Take YouTube for instance. As a feisty start-up, it could afford to be blase about copyright infringement, as users started to upload all sorts of material they didn't own.

But once it was owned by Google, it had to start to behave like other media firms, taking down anything that might lead to a lawsuit.

As for free speech online, anyone who believed the web was ever a place you could speak your mind without fear of a libel suit does not know their history.

A quick web search turned up this article from 2000, when Demon Internet had to pay out a hefty sum to a man who had allegedly been defamed on newsgroups it hosted. (By the way, have a look at the left of the page to see a reporter who has been on this beat for too long.)

So, over the last week, I think we've discovered that the picture, when it comes to this battle between the courts and the web, between free speech and privacy, is a little more nuanced than it first appeared.
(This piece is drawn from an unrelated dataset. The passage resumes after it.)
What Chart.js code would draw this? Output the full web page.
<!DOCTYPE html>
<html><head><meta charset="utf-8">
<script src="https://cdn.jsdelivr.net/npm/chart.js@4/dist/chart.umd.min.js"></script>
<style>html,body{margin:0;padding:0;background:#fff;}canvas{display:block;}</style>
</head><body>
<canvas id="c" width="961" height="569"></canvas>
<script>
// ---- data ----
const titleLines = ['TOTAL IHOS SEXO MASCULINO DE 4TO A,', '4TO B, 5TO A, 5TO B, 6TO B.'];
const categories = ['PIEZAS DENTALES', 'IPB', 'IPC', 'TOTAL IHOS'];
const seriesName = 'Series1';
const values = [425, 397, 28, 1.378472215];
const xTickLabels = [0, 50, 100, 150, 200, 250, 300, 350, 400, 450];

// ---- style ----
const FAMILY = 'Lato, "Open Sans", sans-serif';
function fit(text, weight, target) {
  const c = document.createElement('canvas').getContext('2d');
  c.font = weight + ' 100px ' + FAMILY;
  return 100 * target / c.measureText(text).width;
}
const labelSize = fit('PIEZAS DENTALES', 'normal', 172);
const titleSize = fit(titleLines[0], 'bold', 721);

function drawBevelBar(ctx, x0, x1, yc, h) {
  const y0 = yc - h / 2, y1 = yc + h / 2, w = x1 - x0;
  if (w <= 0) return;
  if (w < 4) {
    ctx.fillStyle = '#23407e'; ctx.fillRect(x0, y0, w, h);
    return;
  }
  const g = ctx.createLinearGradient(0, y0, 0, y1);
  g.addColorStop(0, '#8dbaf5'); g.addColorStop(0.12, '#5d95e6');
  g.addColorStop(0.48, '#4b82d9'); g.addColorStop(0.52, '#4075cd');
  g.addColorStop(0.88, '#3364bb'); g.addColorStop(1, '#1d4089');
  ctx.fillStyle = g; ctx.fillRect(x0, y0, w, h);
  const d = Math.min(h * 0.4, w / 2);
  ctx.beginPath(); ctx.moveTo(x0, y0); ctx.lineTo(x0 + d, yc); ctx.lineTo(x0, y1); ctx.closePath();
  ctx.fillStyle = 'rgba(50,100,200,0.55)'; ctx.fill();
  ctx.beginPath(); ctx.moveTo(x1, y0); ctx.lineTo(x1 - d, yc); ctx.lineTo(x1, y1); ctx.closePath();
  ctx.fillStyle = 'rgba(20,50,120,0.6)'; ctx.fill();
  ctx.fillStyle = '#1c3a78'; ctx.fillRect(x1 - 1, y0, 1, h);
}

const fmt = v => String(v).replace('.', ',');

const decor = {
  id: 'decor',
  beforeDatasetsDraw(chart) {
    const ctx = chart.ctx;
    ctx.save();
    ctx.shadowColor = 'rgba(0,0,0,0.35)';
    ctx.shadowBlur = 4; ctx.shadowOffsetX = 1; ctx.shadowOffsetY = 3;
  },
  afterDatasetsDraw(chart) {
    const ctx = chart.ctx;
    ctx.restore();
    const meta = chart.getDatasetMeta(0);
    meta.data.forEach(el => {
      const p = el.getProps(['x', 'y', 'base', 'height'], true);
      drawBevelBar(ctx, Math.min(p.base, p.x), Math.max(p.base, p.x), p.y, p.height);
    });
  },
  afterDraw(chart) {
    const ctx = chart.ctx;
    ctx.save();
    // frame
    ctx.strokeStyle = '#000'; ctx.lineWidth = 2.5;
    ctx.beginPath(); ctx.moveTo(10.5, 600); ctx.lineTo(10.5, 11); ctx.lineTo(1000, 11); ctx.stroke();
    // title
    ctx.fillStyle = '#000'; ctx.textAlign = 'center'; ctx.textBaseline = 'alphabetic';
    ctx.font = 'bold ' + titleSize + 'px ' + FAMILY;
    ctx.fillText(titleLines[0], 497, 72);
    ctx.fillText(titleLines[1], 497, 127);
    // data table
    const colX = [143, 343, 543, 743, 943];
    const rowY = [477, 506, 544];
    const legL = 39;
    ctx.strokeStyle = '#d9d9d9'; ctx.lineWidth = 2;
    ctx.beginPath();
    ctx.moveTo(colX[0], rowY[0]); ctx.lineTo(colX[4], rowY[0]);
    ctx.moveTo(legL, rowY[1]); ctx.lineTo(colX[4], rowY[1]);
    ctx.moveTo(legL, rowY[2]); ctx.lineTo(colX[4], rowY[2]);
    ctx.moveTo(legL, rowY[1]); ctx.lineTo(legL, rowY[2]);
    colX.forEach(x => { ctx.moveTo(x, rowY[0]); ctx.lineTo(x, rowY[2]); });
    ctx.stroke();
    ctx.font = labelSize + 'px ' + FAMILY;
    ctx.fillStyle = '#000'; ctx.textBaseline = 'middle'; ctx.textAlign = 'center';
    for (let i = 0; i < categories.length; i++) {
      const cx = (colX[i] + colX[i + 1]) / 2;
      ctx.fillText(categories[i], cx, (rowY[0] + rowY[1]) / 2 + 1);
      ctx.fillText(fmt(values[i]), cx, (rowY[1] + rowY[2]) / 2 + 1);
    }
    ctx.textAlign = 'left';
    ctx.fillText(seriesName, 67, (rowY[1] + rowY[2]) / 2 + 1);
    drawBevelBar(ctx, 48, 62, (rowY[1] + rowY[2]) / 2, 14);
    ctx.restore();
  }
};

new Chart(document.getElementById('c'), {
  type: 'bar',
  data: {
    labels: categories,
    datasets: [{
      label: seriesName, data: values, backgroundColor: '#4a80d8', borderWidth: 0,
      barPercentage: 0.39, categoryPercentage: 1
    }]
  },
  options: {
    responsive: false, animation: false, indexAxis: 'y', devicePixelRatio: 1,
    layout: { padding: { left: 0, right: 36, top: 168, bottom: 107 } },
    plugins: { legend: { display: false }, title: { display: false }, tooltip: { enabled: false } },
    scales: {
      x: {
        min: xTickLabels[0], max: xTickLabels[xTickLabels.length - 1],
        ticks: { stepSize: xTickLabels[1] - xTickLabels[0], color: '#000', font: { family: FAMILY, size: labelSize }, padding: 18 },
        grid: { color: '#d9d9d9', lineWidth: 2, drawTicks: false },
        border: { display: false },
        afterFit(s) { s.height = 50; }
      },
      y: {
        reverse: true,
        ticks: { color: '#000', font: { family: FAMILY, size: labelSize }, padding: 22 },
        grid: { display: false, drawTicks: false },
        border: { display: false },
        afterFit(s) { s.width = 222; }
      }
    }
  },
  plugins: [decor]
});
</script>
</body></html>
Sure, all sorts of information, true and false, can whizz around the internet at the speed of light.

But that information will prove more powerful when it appears in a place which most people trust - whether that is a newspaper like the Times, a broadcaster like the BBC or even the Facebook or Twitter account of a friend.

And all of those news sources - old and new - are finding that 20th Century laws still apply in a web world.